I know Dylan’s a bit lonely and it was a very emotional day. I really, really hope he makes some friends or at least finds friendly people before his roommate arrives.

I also know he’s really feeling a lot of pressure, not least of which is because the program he’s in is very, very competitive. Their engineering program is ranked #11 in the country, as I’m sure I’ve mentioned a few (million) times.

On the drive there, after he got out his initial (understandable) crying about leaving home, he also talked a lot about his worries. Like that his cat will die while he’s gone.

And more importantly, his worry that my husband will die before he graduates. He even asked me if I thought he should go to community college instead and live at home because he doesn’t want to be far away if my husband only has a few years left.

And man, I really can’t imagine the kind of pressure he’s feeling.

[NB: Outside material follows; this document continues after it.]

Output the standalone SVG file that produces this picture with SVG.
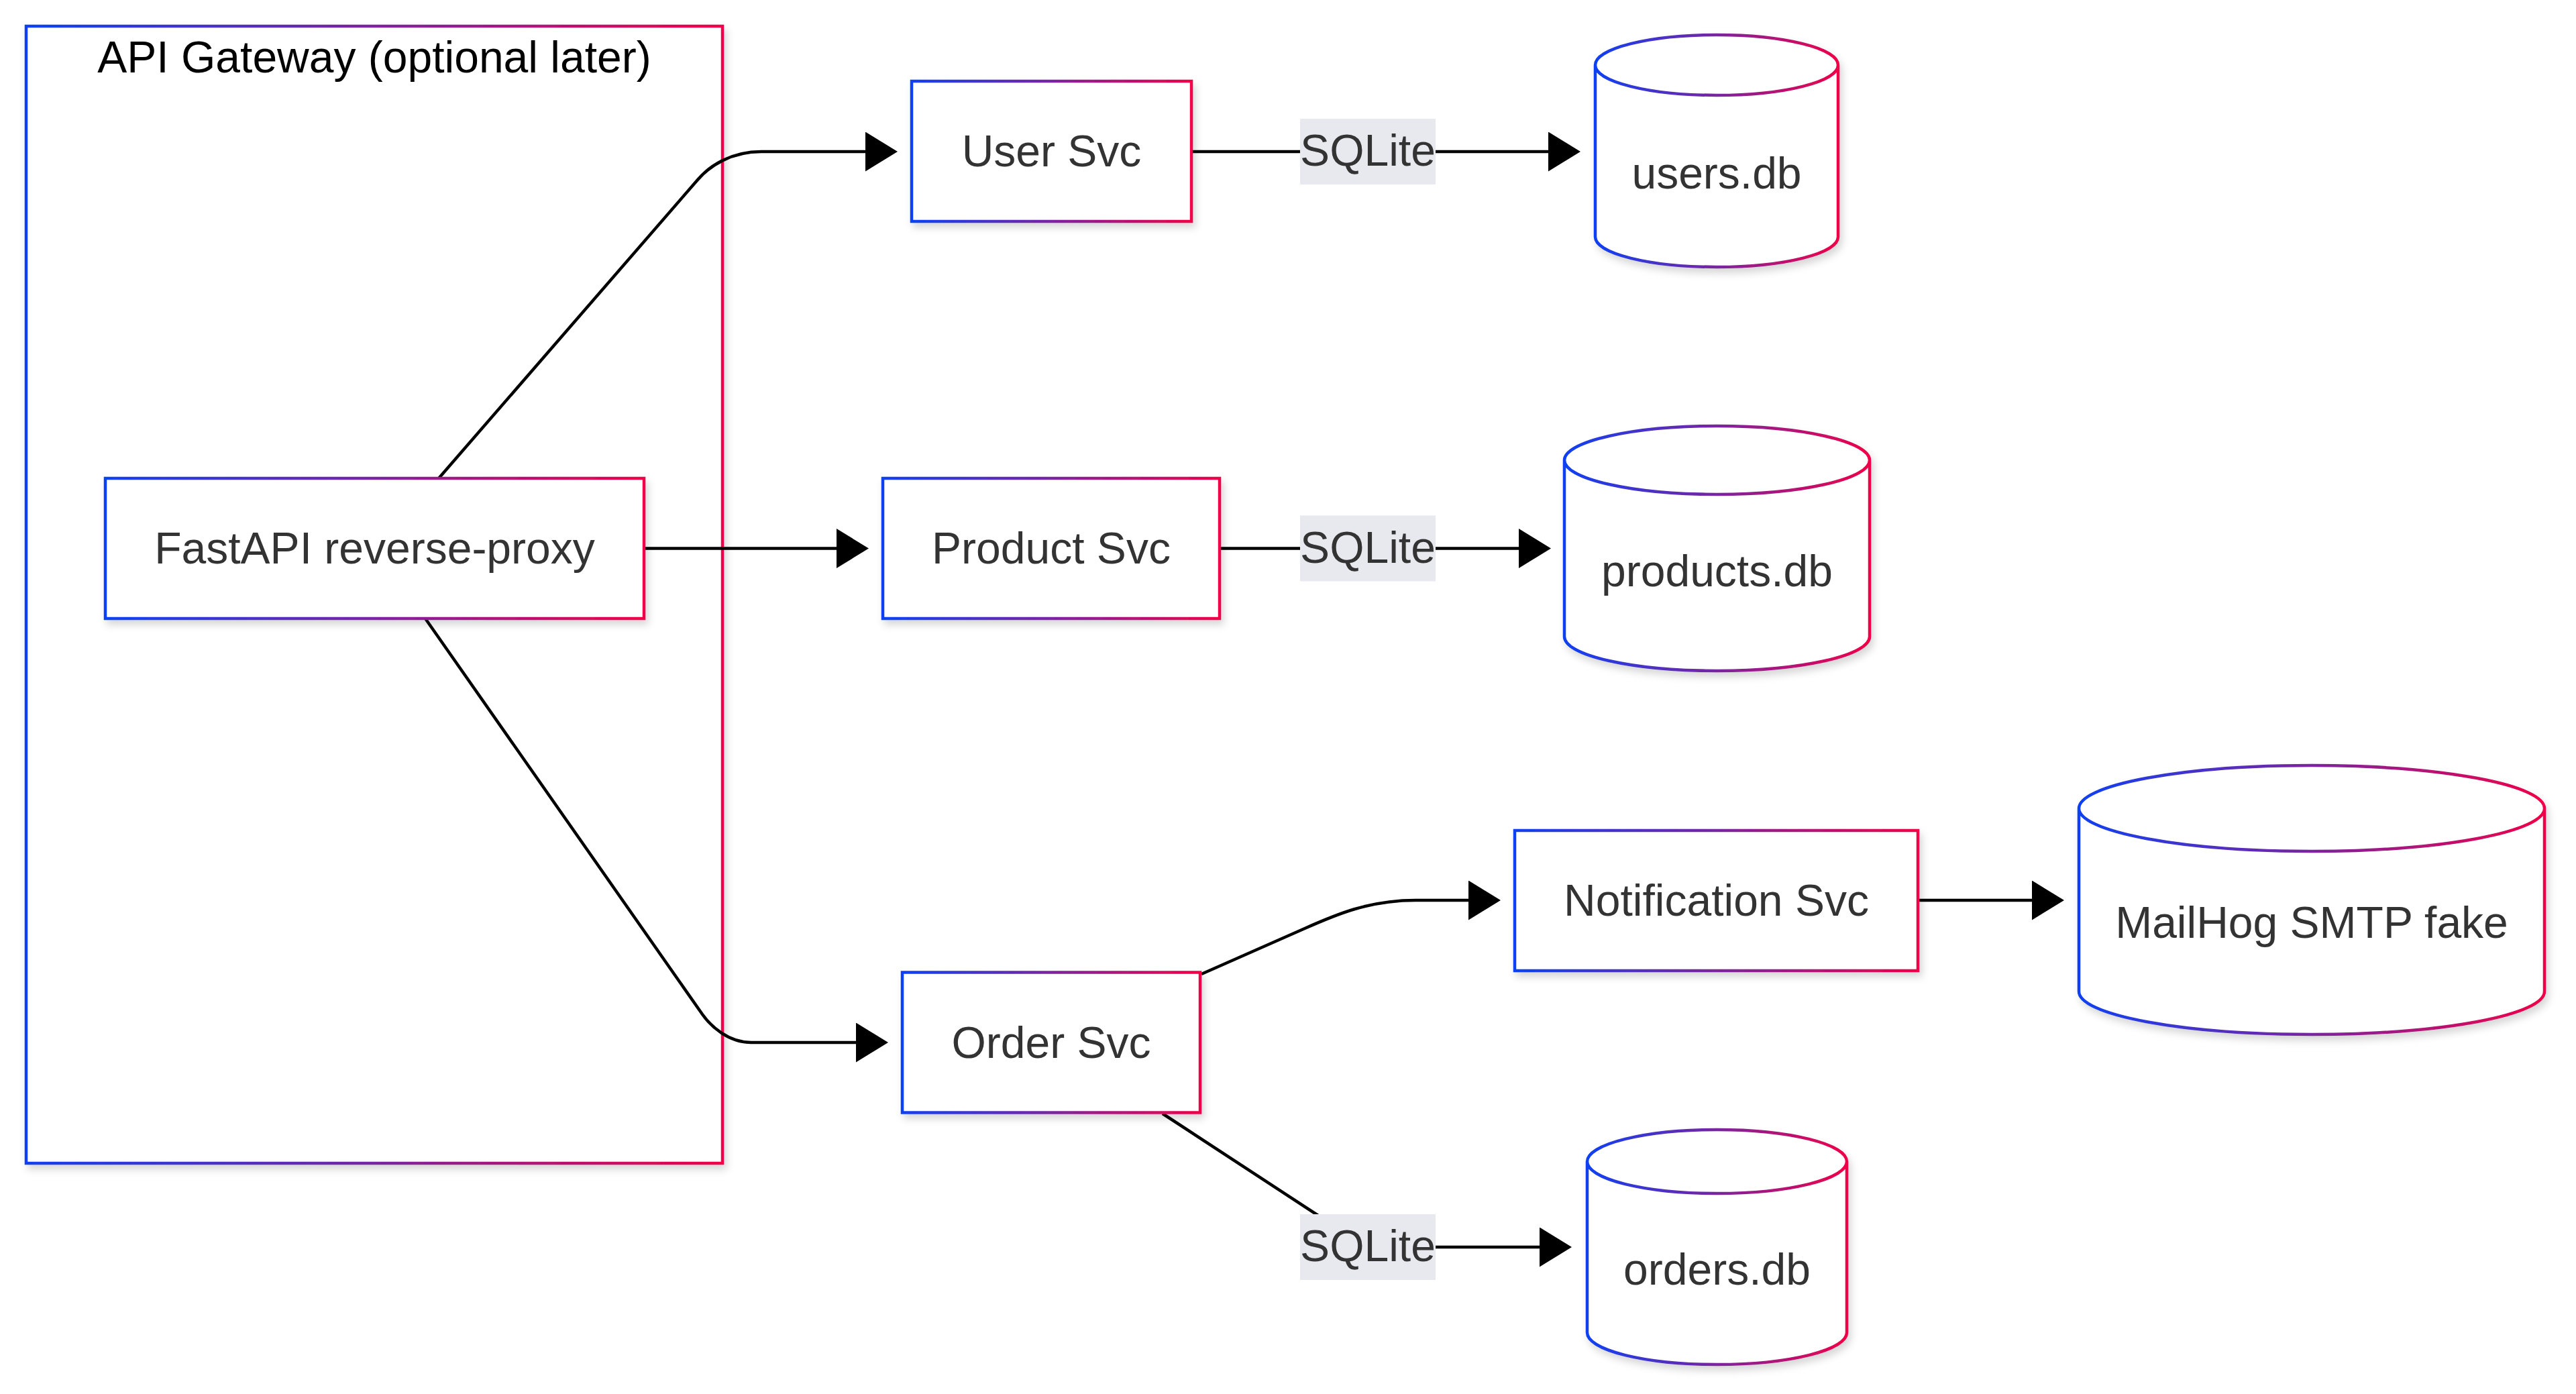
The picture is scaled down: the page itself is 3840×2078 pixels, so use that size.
<svg xmlns="http://www.w3.org/2000/svg" width="3840" height="2078" viewBox="0 0 3840 2078">
<defs>
<linearGradient id="g" x1="0" y1="0" x2="1" y2="0">
<stop offset="0" stop-color="#0f40f2"/>
<stop offset="0.5" stop-color="#7a25a0"/>
<stop offset="1" stop-color="#f00048"/>
</linearGradient>
<filter id="sh" x="-10%" y="-10%" width="130%" height="140%">
<feDropShadow dx="4" dy="7" stdDeviation="6" flood-color="#000" flood-opacity="0.16"/>
</filter>
<marker id="arr" markerUnits="userSpaceOnUse" markerWidth="50" markerHeight="62" refX="38" refY="29.5" orient="auto">
<path d="M0,0 L48,29.5 L0,59 Z" fill="#000"/>
</marker>
</defs>
<style>
.node{fill:#fff;stroke:url(#g);stroke-width:4.5;filter:url(#sh)}
.cl{fill:#fff;stroke:url(#g);stroke-width:4.5;filter:url(#sh)}
.t{font-family:"Liberation Sans",Arial,Helvetica,sans-serif;font-size:66px;fill:#333;text-anchor:middle}
.ct{font-family:"Liberation Sans",Arial,Helvetica,sans-serif;font-size:66px;fill:#000;text-anchor:middle}
.e{fill:none;stroke:#000;stroke-width:4.5;marker-end:url(#arr)}
.lb{fill:#e8e8ef}
</style>
<rect width="3840" height="2078" fill="#fff"/>
<g id="cluster-gateway">
<rect class="cl" x="39" y="39" width="1038" height="1695"/>
<text class="ct" x="558" y="108">API Gateway (optional later)</text>
</g>
<g id="connectors">
<path class="e" d="M654,713 L1040,268 C1058,247 1090,226 1135,226 L1328,226"/>
<path class="e" d="M960,817.5 L1285,817.5"/>
<path class="e" d="M634,922 L1047,1512 C1059,1529 1085,1554 1120,1554 L1314,1554"/>
<path class="e" d="M1776,226 L2346,226"/>
<path class="e" d="M1820,817.5 L2302,817.5"/>
<path class="e" d="M1791,1452 L1945,1384 C1990,1364 2040,1342 2110,1342 L2227,1342"/>
<path class="e" d="M2859,1342 L3067,1342"/>
<path class="e" d="M1733,1660 L1985,1825 C2010,1842 2040,1859 2075,1859 L2333,1859"/>
<g id="edge-labels">
<rect class="lb" x="1938" y="177" width="202" height="98"/>
<text class="t" x="2039" y="247">SQLite</text>
<rect class="lb" x="1938" y="768.5" width="202" height="98"/>
<text class="t" x="2039" y="839">SQLite</text>
<rect class="lb" x="1938" y="1810" width="202" height="98"/>
<text class="t" x="2039" y="1880">SQLite</text>
</g>
</g>
<g id="node-fastapi">
<rect class="node" x="157" y="713" width="803" height="209"/>
<text class="t" x="558.5" y="840">FastAPI reverse-proxy</text>
</g>
<g id="node-user">
<rect class="node" x="1359" y="121" width="417" height="209"/>
<text class="t" x="1567.5" y="248">User Svc</text>
</g>
<g id="node-product">
<rect class="node" x="1316" y="713" width="502" height="209"/>
<text class="t" x="1567" y="840">Product Svc</text>
</g>
<g id="node-order">
<rect class="node" x="1345" y="1449.5" width="444" height="209"/>
<text class="t" x="1567" y="1577">Order Svc</text>
</g>
<g id="node-notification">
<rect class="node" x="2258" y="1238" width="601" height="209"/>
<text class="t" x="2558.5" y="1365">Notification Svc</text>
</g>
<g id="node-usersdb">
<path class="node" d="M2378,97 a181,45 0 0 0 362,0 a181,45 0 0 0 -362,0 l0,256 a181,45 0 0 0 362,0 l0,-256"/>
<text class="t" x="2559" y="281">users.db</text>
</g>
<g id="node-productsdb">
<path class="node" d="M2332,686 a227.5,51 0 0 0 455,0 a227.5,51 0 0 0 -455,0 l0,263 a227.5,51 0 0 0 455,0 l0,-263"/>
<text class="t" x="2559.5" y="874">products.db</text>
</g>
<g id="node-mailhog">
<path class="node" d="M3099,1205 a347,64 0 0 0 694,0 a347,64 0 0 0 -694,0 l0,273 a347,64 0 0 0 694,0 l0,-273"/>
<text class="t" x="3446" y="1398">MailHog SMTP fake</text>
</g>
<g id="node-ordersdb">
<path class="node" d="M2366,1731.5 a193.5,47.5 0 0 0 387,0 a193.5,47.5 0 0 0 -387,0 l0,255 a193.5,47.5 0 0 0 387,0 l0,-255"/>
<text class="t" x="2559.5" y="1915">orders.db</text>
</g>
</svg>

I can’t imagine being just 18 and feeling like you have the weight of the world on your shoulders.

It’s tough because he got accepted to this program and got full grants for his first year and he also has a semester of credits knocked out of the way already due to all his AP credits. The time really is right for him to go for this…but I can also see how in many ways, it seems like it’s not.

He wants to make a career doing things to help people with cancer—or at least to make their lives better.

But he’s also mindful of the fact that I might not be okay when my husband passes.

I just feel so sad for him, carrying all this weight on his shoulders.

And honestly, I also miss him already. I’m sure things will look brighter once we’ve all had some sleep and he explores the campus more. But it just suddenly strikes me as so cosmically unfair that he has to make these decisions now.

I hope my husband will live long enough to see him graduate and his cat won’t die while he’s away at school. I wish that many minor miracles for him.